For glasses, Fairfield-based Optical Alternatives is offering art you can wear.

Although the nearly year-old independent eyeglass store carries frames from 10 countries, the newest line, designed by Israeli artist Ronit Furst, has caught customers' attention.

Formerly a ceramic artist creating soup pots and decorative cookware, Furst began using her artistic talents painting eyeglass frames in 2002.

"She found all glasses boring, so she decided to make her own," store manager and licensed optician Glenn Bemus said.

The frames, which come in 35 styles and about 35 color combinations, are striped, polka-dotted and layered with vibrant hues.

"People stop outside of our store and look through the window," Bemus said. "It's real eye candy for the store."

With about 1,200 frames from different parts of the world, he said he looks forward to getting more styles in the future.

Bemus, who also carries designers including Gucci, Coach and Serengeti, said his store strives to offer the best value, quality and a selection of frames that may not be found at other stores.

Still, the Ronit Furst line allows Optical Alternatives to represent yet another country and to diversify the store's inventory.

"We had unique glasses already, but this rounds it all out for us because of the colors, the styles and the boldness of the line," Bemus said. "No two frames will ever be the same, and you can design your own color and style combination."

Bemus has 28 years of experience as a licensed optician and his colleague, Dorothy Reynolds, has 23 years in the optical industry. Reynolds, also the president of the Connecticut Opticians Association, said eyewear can be as much an accessory as a pair of shoes or jewelry.

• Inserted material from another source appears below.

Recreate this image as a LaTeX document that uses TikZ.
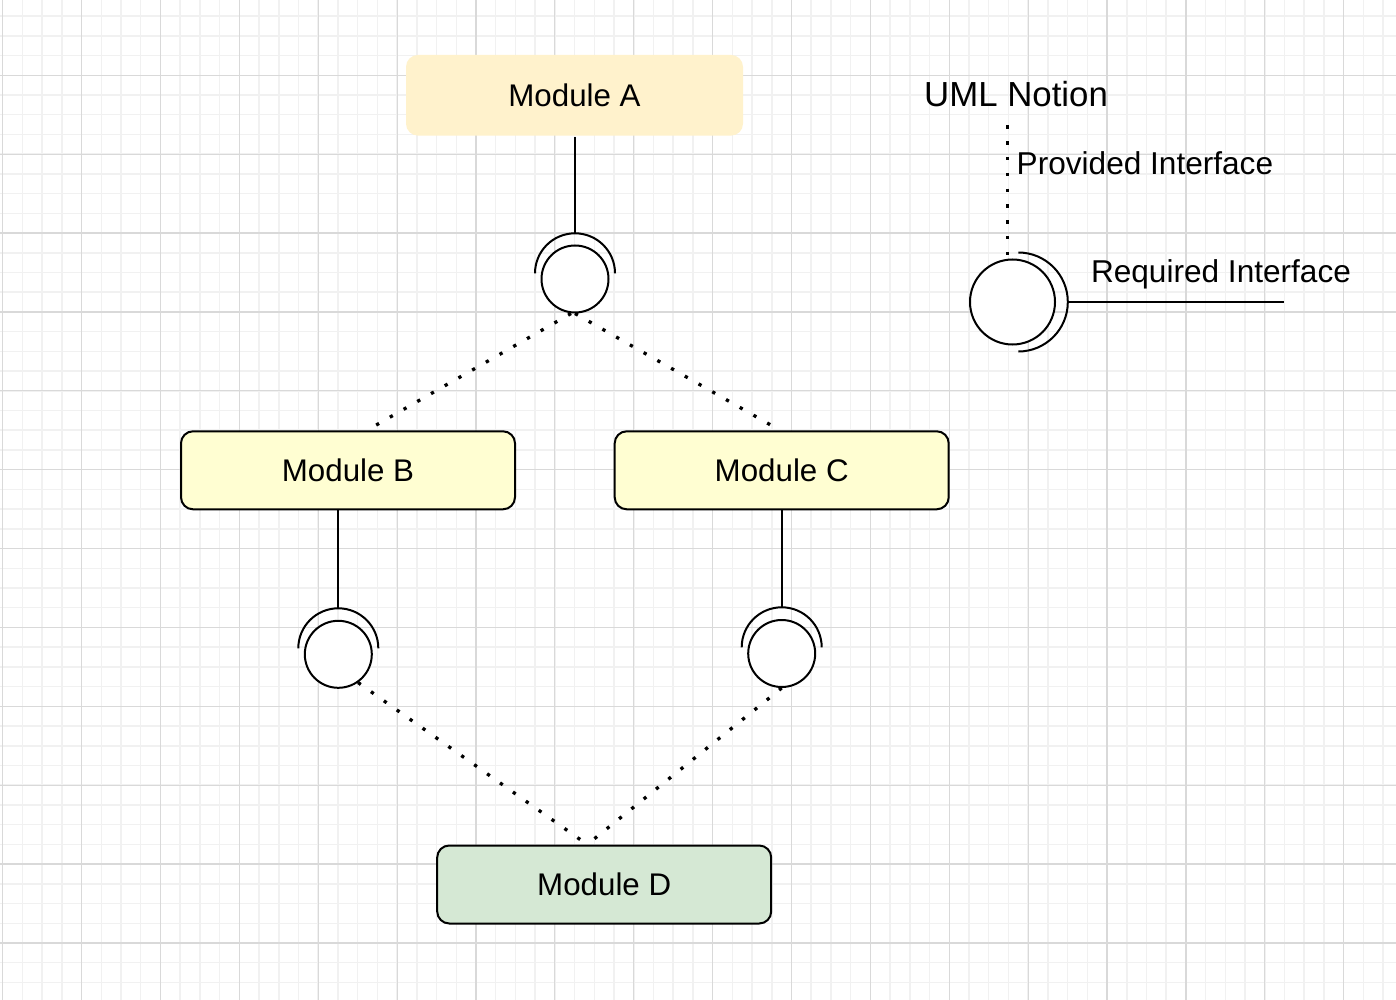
\documentclass[tikz,border=0pt]{standalone}
\usepackage{fontspec}
\setmainfont{Liberation Sans}
\usetikzlibrary{calc}
\definecolor{fillA}{HTML}{FFF2CC}
\definecolor{fillBC}{HTML}{FFFED2}
\definecolor{fillD}{HTML}{D5E8D4}
\definecolor{gridminor}{HTML}{F1F1F1}
\definecolor{gridmajor}{HTML}{D9D9D9}
\begin{document}
\begin{tikzpicture}[x=1pt,y=-1pt,
  minorgrid/.style={draw=gridminor, line width=1.5pt},
  majorgrid/.style={draw=gridmajor, line width=1.2pt},
  module/.style={rounded corners=12pt, minimum width=334pt, minimum height=78pt, draw=black, line width=2pt, inner sep=0pt, font=\fontsize{31.3}{37}\selectfont},
  ball/.style={circle, draw=black, line width=2pt, minimum size=67pt, inner sep=0pt, fill=white},
  wire/.style={line width=2pt, draw=black},
  dots/.style={line width=3.3pt, draw=black, dash pattern=on 3.3pt off 12.5pt},
  lbl/.style={inner sep=0pt, anchor=base west, font=\fontsize{31.6}{37}\selectfont}]
\useasboundingbox (0,0) rectangle (1396,1000);
\fill[white] (0,0) rectangle (1396,1000);
% grid
\foreach \k in {0,...,70} \draw[minorgrid] ({2.7+\k*19.72},0) -- ({2.7+\k*19.72},1000);
\foreach \k in {0,...,51} \draw[minorgrid] (0,{-3.6+\k*19.72}) -- (1396,{-3.6+\k*19.72});
\foreach \k in {0,...,17} \draw[majorgrid] ({2.7+\k*78.88},0) -- ({2.7+\k*78.88},1000);
\foreach \k in {0,...,13} \draw[majorgrid] (0,{-3.6+\k*78.88}) -- (1396,{-3.6+\k*78.88});

% modules
\node[module, draw=none, fill=fillA, minimum width=337pt, minimum height=80.7pt] (A) at (574.5,95.3) {Module A};
\node[module, fill=fillBC] (B) at (348,470.3) {Module B};
\node[module, fill=fillBC] (C) at (781.7,470.3) {Module C};
\node[module, fill=fillD] (D) at (604.2,884.5) {Module D};

% interface balls
\node[ball] (cA) at (575,279) {};
\node[ball] (cB) at (338.3,654.3) {};
\node[ball] (cC) at (781.7,653.5) {};
\node[ball, minimum size=85pt] (cL) at (1012.5,302) {};

% sockets
\coordinate (sA) at ($(cA.center)+(0,-45.7)$);
\coordinate (sB) at ($(cB.center)+(0,-46)$);
\coordinate (sC) at ($(cC.center)+(0,-46.2)$);
\draw[wire] ($(cA.center)+(-40,-5.7)$) arc[start angle=180, end angle=360, radius=40];
\draw[wire] ($(cB.center)+(-40,-6)$) arc[start angle=180, end angle=360, radius=40];
\draw[wire] ($(cC.center)+(-40,-6.2)$) arc[start angle=180, end angle=360, radius=40];
\draw[wire] ($(cL.center)+(5.8,-49.5)$) arc[start angle=-90, end angle=90, radius=49.5];

% solid connectors
\draw[wire] (sA |- A.south) -- (sA);
\draw[wire] (sB |- B.south) -- (sB);
\draw[wire] (sC |- C.south) -- (sC);

% dotted connectors
\draw[dots] ([xshift=-4pt]cA.south) -- ([xshift=19pt]B.north);
\draw[dots] (cA.south) -- ([xshift=-1.7pt]C.north);
\draw[dots] (cB.-55) -- ([xshift=-17pt]D.north);
\draw[dots] (cC.south) -- ([xshift=-17pt]D.north);

% legend
\coordinate (lt) at (1007.7,125.5);
\draw[dots] (lt) -- (lt |- cL.north);
\coordinate (rq) at (1284.3,302);
\draw[wire] ($(cL.center)+(55.3,0)$) -- (rq);
\node[lbl, font=\fontsize{34.8}{40}\selectfont] (uml) at (924,106.7) {UML Notion};
\node[lbl] (prov) at (1016.5,175) {Provided Interface};
\node[lbl] (req) at (1090.8,282.7) {Required Interface};
\end{tikzpicture}
\end{document}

"Some people are very concerned that their glasses won't match their outfit," she said. "When you have frames like the Ronit Furst frames, how can they not match something?"

She said the line is a bold way for people to break out of their eyewear shells.

"How many pairs of shoes do you have?" Reynolds said. "And where do you think people are looking? At your feet or at your face?"

Although primarily a women's eyewear line, the Ronit Furst collection offers several pairs of frames for men and children.

Optical Alternatives grinds lenses for customers on the premises to ensure precision-accuracy.

"We really are frame stylists," Bemus said. "We assess the person when they come in to see what colors and what jewelry they may be wearing in order to find the right frames."

He said customizing the size and shape of glasses is the key to a successful eyewear business.

"You have to know your customer base and how fashion-forward they are going to be," he said. "Our No. 1 goal is that you get compliments on your glasses."